● Information supplied
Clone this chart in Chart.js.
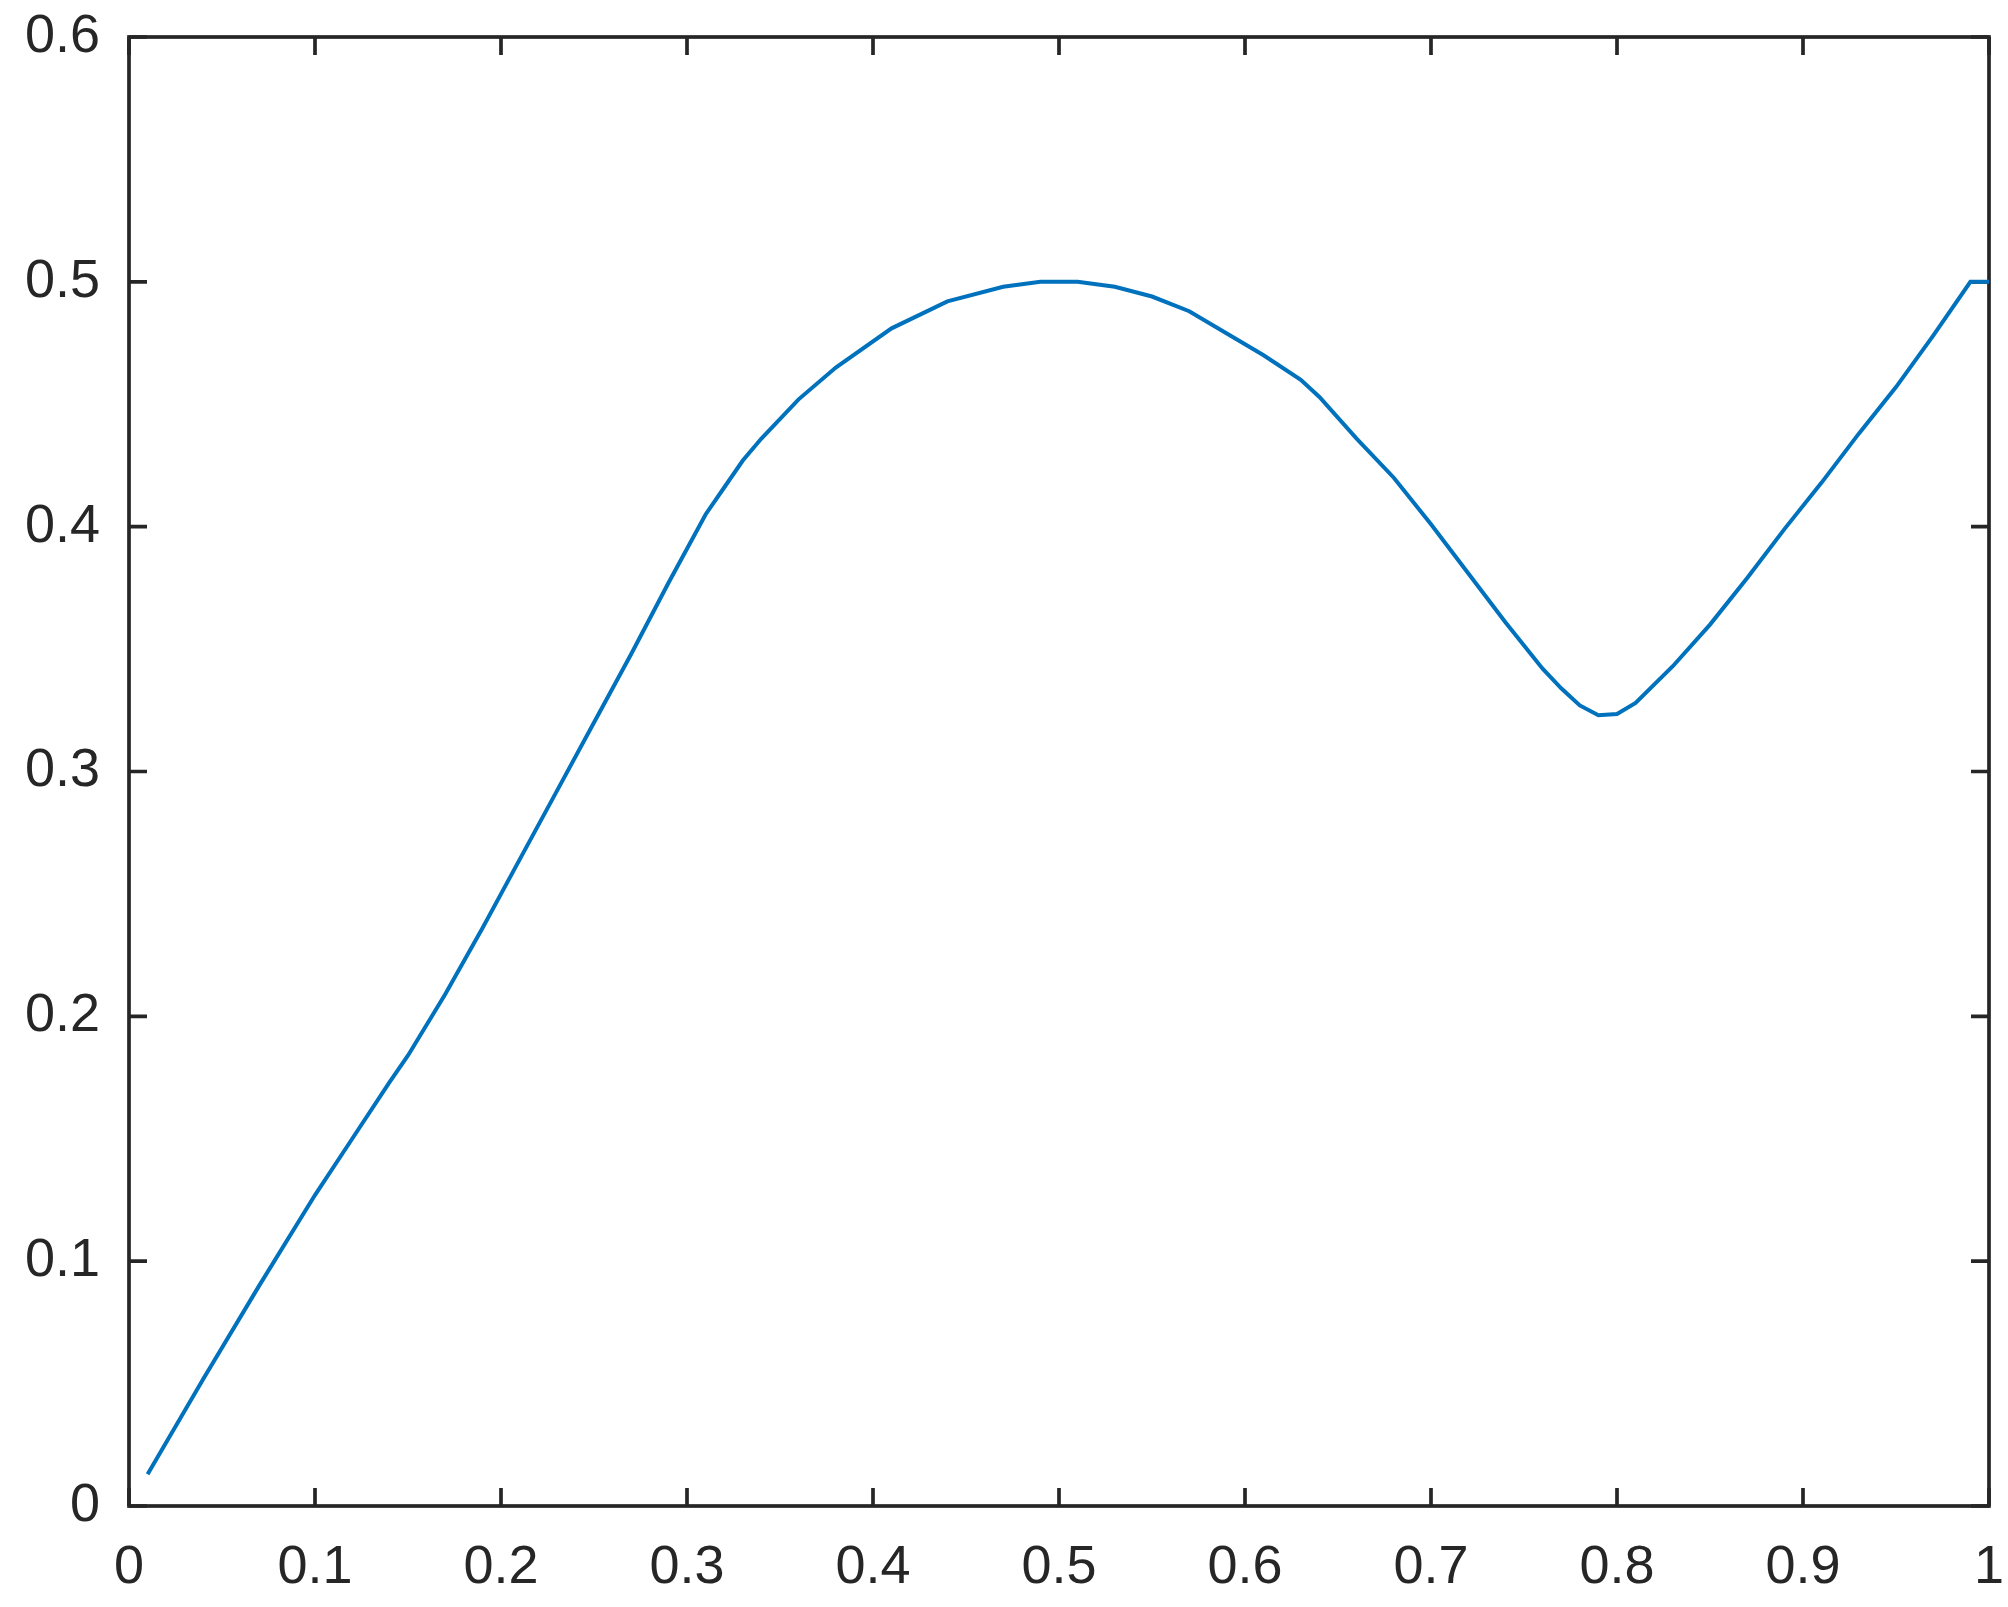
<!DOCTYPE html>
<html>
<head>
<meta charset="utf-8">
<script src="https://cdn.jsdelivr.net/npm/chart.js@4.4.1/dist/chart.umd.min.js"></script>
<style>
    html, body { margin: 0; padding: 0; background: #ffffff; }
    #wrap { width: 2008px; height: 1607px; }
</style>
</head>
<body>
<div id="wrap"><canvas id="curveChart" width="2008" height="1607"></canvas></div>
<script>
// values
const xValues = [0.01, 0.04, 0.07, 0.10, 0.12, 0.14, 0.15, 0.17, 0.19, 0.21,
                 0.23, 0.25, 0.27, 0.29, 0.31, 0.32, 0.33, 0.34, 0.36, 0.38,
                 0.41, 0.44, 0.47, 0.49, 0.51, 0.53, 0.55, 0.57, 0.59, 0.61,
                 0.63, 0.64, 0.66, 0.68, 0.70, 0.72, 0.74, 0.76, 0.77, 0.78,
                 0.79, 0.80, 0.81, 0.83, 0.85, 0.87, 0.89, 0.91, 0.93, 0.95,
                 0.97, 0.99, 1.00];
const yValues = [0.013, 0.052, 0.090, 0.127, 0.150, 0.173, 0.184, 0.209, 0.236, 0.264,
                 0.292, 0.320, 0.348, 0.377, 0.405, 0.416, 0.427, 0.436, 0.452, 0.465,
                 0.481, 0.492, 0.498, 0.500, 0.500, 0.498, 0.494, 0.488, 0.479, 0.470,
                 0.460, 0.453, 0.436, 0.420, 0.401, 0.381, 0.361, 0.342, 0.334, 0.327,
                 0.323, 0.3235, 0.328, 0.343, 0.360, 0.379, 0.399, 0.418, 0.438, 0.457,
                 0.478, 0.500, 0.500];
const xTicks = [0, 0.1, 0.2, 0.3, 0.4, 0.5, 0.6, 0.7, 0.8, 0.9, 1];
const yTicks = [0, 0.1, 0.2, 0.3, 0.4, 0.5, 0.6];

const axisColor = "#262626";
const lineColor = "#0072BD";
const tickLen = 18;

// box round the plot with inward ticks on all four sides
const framePlugin = {
    id: "frame",
    beforeDatasetsDraw(chart) {
        const { ctx, chartArea: a, scales } = chart;
        ctx.save();
        ctx.strokeStyle = axisColor;
        ctx.lineWidth = 3.7;
        ctx.beginPath();
        xTicks.forEach(v => {
            const px = scales.x.getPixelForValue(v);
            ctx.moveTo(px, a.bottom);
            ctx.lineTo(px, a.bottom - tickLen);
            ctx.moveTo(px, a.top);
            ctx.lineTo(px, a.top + tickLen);
        });
        yTicks.forEach(v => {
            const py = scales.y.getPixelForValue(v);
            ctx.moveTo(a.left, py);
            ctx.lineTo(a.left + tickLen, py);
            ctx.moveTo(a.right, py);
            ctx.lineTo(a.right - tickLen, py);
        });
        ctx.stroke();
        ctx.strokeRect(a.left, a.top, a.right - a.left, a.bottom - a.top);
        ctx.restore();
    }
};

const labelFont = { family: "'Liberation Sans', Arial, sans-serif", size: 54 };

// invisible tick marks give the gap between labels and the box
// (tick padding would also widen the layout overhang)
const hiddenGrid = len => ({
    display: true,
    drawOnChartArea: false,
    drawTicks: true,
    tickLength: len,
    color: "rgba(0,0,0,0)"
});

new Chart(document.getElementById("curveChart"), {
    type: "line",
    data: {
        datasets: [{
            data: xValues.map((x, i) => ({ x: x, y: yValues[i] })),
            borderColor: lineColor,
            backgroundColor: "transparent",
            borderWidth: 4,
            pointRadius: 0,
            tension: 0
        }]
    },
    options: {
        responsive: false,
        animation: false,
        events: [],
        layout: { padding: { top: 37, right: 19, left: 0, bottom: 0 } },
        plugins: {
            legend: { display: false },
            tooltip: { enabled: false }
        },
        scales: {
            x: {
                type: "linear",
                min: 0,
                max: 1,
                grid: hiddenGrid(30),
                border: { display: false },
                afterBuildTicks: s => { s.ticks = xTicks.map(v => ({ value: v })); },
                afterFit: s => { s.height = 101; },
                ticks: {
                    color: axisColor,
                    font: labelFont,
                    padding: 0,
                    maxRotation: 0,
                    autoSkip: false,
                    callback: v => String(+v.toFixed(1))
                }
            },
            y: {
                type: "linear",
                min: 0,
                max: 0.6,
                grid: hiddenGrid(29),
                border: { display: false },
                afterBuildTicks: s => { s.ticks = yTicks.map(v => ({ value: v })); },
                afterFit: s => { s.width = 129; },
                ticks: {
                    color: axisColor,
                    font: labelFont,
                    padding: 0,
                    autoSkip: false,
                    callback: v => String(+v.toFixed(1))
                }
            }
        }
    },
    plugins: [framePlugin]
});
</script>
</body>
</html>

● Given request
Every line above should be returned exactly; the pictures stay out.

● Right answer
Clone this chart in Chart.js.
<!DOCTYPE html>
<html>
<head>
<meta charset="utf-8">
<script src="https://cdn.jsdelivr.net/npm/chart.js@4.4.1/dist/chart.umd.min.js"></script>
<style>
    html, body { margin: 0; padding: 0; background: #ffffff; }
    #wrap { width: 2008px; height: 1607px; }
</style>
</head>
<body>
<div id="wrap"><canvas id="curveChart" width="2008" height="1607"></canvas></div>
<script>
// values
const xValues = [0.01, 0.04, 0.07, 0.10, 0.12, 0.14, 0.15, 0.17, 0.19, 0.21,
                 0.23, 0.25, 0.27, 0.29, 0.31, 0.32, 0.33, 0.34, 0.36, 0.38,
                 0.41, 0.44, 0.47, 0.49, 0.51, 0.53, 0.55, 0.57, 0.59, 0.61,
                 0.63, 0.64, 0.66, 0.68, 0.70, 0.72, 0.74, 0.76, 0.77, 0.78,
                 0.79, 0.80, 0.81, 0.83, 0.85, 0.87, 0.89, 0.91, 0.93, 0.95,
                 0.97, 0.99, 1.00];
const yValues = [0.013, 0.052, 0.090, 0.127, 0.150, 0.173, 0.184, 0.209, 0.236, 0.264,
                 0.292, 0.320, 0.348, 0.377, 0.405, 0.416, 0.427, 0.436, 0.452, 0.465,
                 0.481, 0.492, 0.498, 0.500, 0.500, 0.498, 0.494, 0.488, 0.479, 0.470,
                 0.460, 0.453, 0.436, 0.420, 0.401, 0.381, 0.361, 0.342, 0.334, 0.327,
                 0.323, 0.3235, 0.328, 0.343, 0.360, 0.379, 0.399, 0.418, 0.438, 0.457,
                 0.478, 0.500, 0.500];
const xTicks = [0, 0.1, 0.2, 0.3, 0.4, 0.5, 0.6, 0.7, 0.8, 0.9, 1];
const yTicks = [0, 0.1, 0.2, 0.3, 0.4, 0.5, 0.6];

const axisColor = "#262626";
const lineColor = "#0072BD";
const tickLen = 18;

// box round the plot with inward ticks on all four sides
const framePlugin = {
    id: "frame",
    beforeDatasetsDraw(chart) {
        const { ctx, chartArea: a, scales } = chart;
        ctx.save();
        ctx.strokeStyle = axisColor;
        ctx.lineWidth = 3.7;
        ctx.beginPath();
        xTicks.forEach(v => {
            const px = scales.x.getPixelForValue(v);
            ctx.moveTo(px, a.bottom);
            ctx.lineTo(px, a.bottom - tickLen);
            ctx.moveTo(px, a.top);
            ctx.lineTo(px, a.top + tickLen);
        });
        yTicks.forEach(v => {
            const py = scales.y.getPixelForValue(v);
            ctx.moveTo(a.left, py);
            ctx.lineTo(a.left + tickLen, py);
            ctx.moveTo(a.right, py);
            ctx.lineTo(a.right - tickLen, py);
        });
        ctx.stroke();
        ctx.strokeRect(a.left, a.top, a.right - a.left, a.bottom - a.top);
        ctx.restore();
    }
};

const labelFont = { family: "'Liberation Sans', Arial, sans-serif", size: 54 };

// invisible tick marks give the gap between labels and the box
// (tick padding would also widen the layout overhang)
const hiddenGrid = len => ({
    display: true,
    drawOnChartArea: false,
    drawTicks: true,
    tickLength: len,
    color: "rgba(0,0,0,0)"
});

new Chart(document.getElementById("curveChart"), {
    type: "line",
    data: {
        datasets: [{
            data: xValues.map((x, i) => ({ x: x, y: yValues[i] })),
            borderColor: lineColor,
            backgroundColor: "transparent",
            borderWidth: 4,
            pointRadius: 0,
            tension: 0
        }]
    },
    options: {
        responsive: false,
        animation: false,
        events: [],
        layout: { padding: { top: 37, right: 19, left: 0, bottom: 0 } },
        plugins: {
            legend: { display: false },
            tooltip: { enabled: false }
        },
        scales: {
            x: {
                type: "linear",
                min: 0,
                max: 1,
                grid: hiddenGrid(30),
                border: { display: false },
                afterBuildTicks: s => { s.ticks = xTicks.map(v => ({ value: v })); },
                afterFit: s => { s.height = 101; },
                ticks: {
                    color: axisColor,
                    font: labelFont,
                    padding: 0,
                    maxRotation: 0,
                    autoSkip: false,
                    callback: v => String(+v.toFixed(1))
                }
            },
            y: {
                type: "linear",
                min: 0,
                max: 0.6,
                grid: hiddenGrid(29),
                border: { display: false },
                afterBuildTicks: s => { s.ticks = yTicks.map(v => ({ value: v })); },
                afterFit: s => { s.width = 129; },
                ticks: {
                    color: axisColor,
                    font: labelFont,
                    padding: 0,
                    autoSkip: false,
                    callback: v => String(+v.toFixed(1))
                }
            }
        }
    },
    plugins: [framePlugin]
});
</script>
</body>
</html>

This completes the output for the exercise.